Microsoft to invest US $1bn toward expanding Mexico’s digital potential

Microsoft CEO Satya Nadella announced that the company will invest US $1.1 billion in Mexico over the next five years.

“Today I am very excited that we are announcing a new $1.1-billion investment over the next five years, focused on expanding access to digital technology for people and organizations across the country,” he said in a video presented at President López Obrador’s Thursday morning news conference.

The investment will include the creation of a new data-center region in Mexico to “deliver comprehensive, intelligent, secure and trusted cloud services to help every organization really get an advantage and drive the digital transformation.”

The president of Microsoft’s Latin America division, César Cernuda, said that the investment plan, called Innovate for Mexico, will include the construction of three state-of-the-art laboratories to lead to new breakthroughs in digital services and technologies.
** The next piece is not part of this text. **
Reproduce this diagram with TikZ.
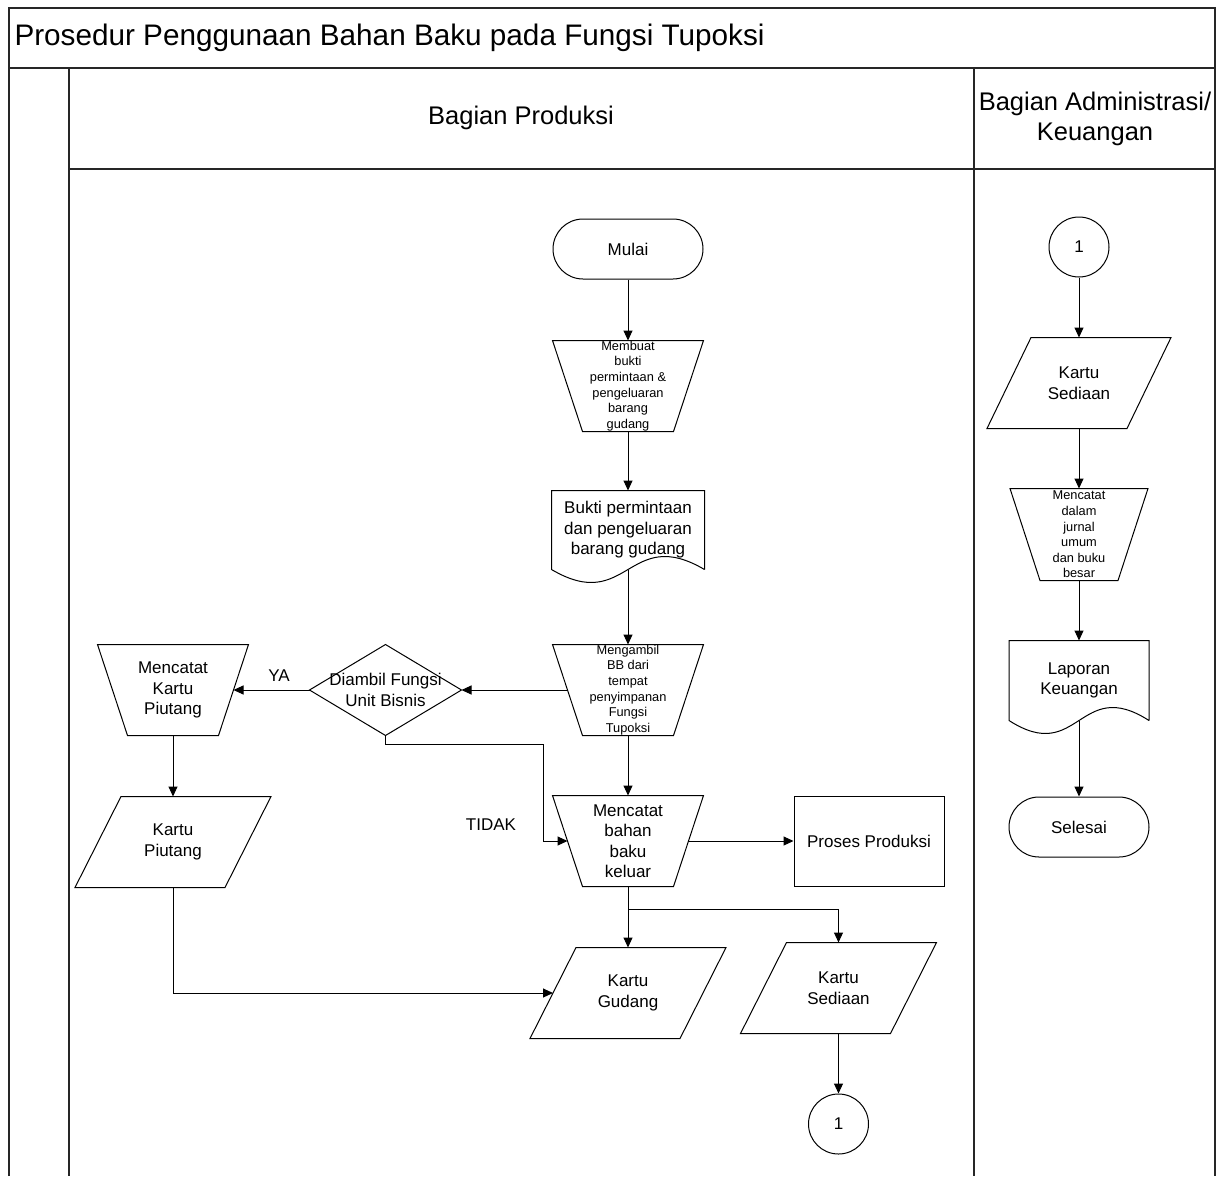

The labs will drive a “solid educational program” directed at university students, said Cernuda.

“With this, higher education teachers and students in every field of study will strengthen their knowledge and reinforce the skills required by society and the current and future labor market,” he said.

He added that a consulting council will be created in conjunction with the Mexican Business Council (CMN) with the goal of “sharing experiences of digital transformation in order to attend to the needs of the people and the market.”

Also part of Innovate for Mexico will be an initiative to support conservation efforts for the endangered shortfin mako shark in collaboration with the organization México Azul.

The company will provide technical support in the form of open-source software that will help monitor the species and analyze its habitat and migration routes.

President López Obrador said that the announcement was good news for the country because it will drive technological development in several fields.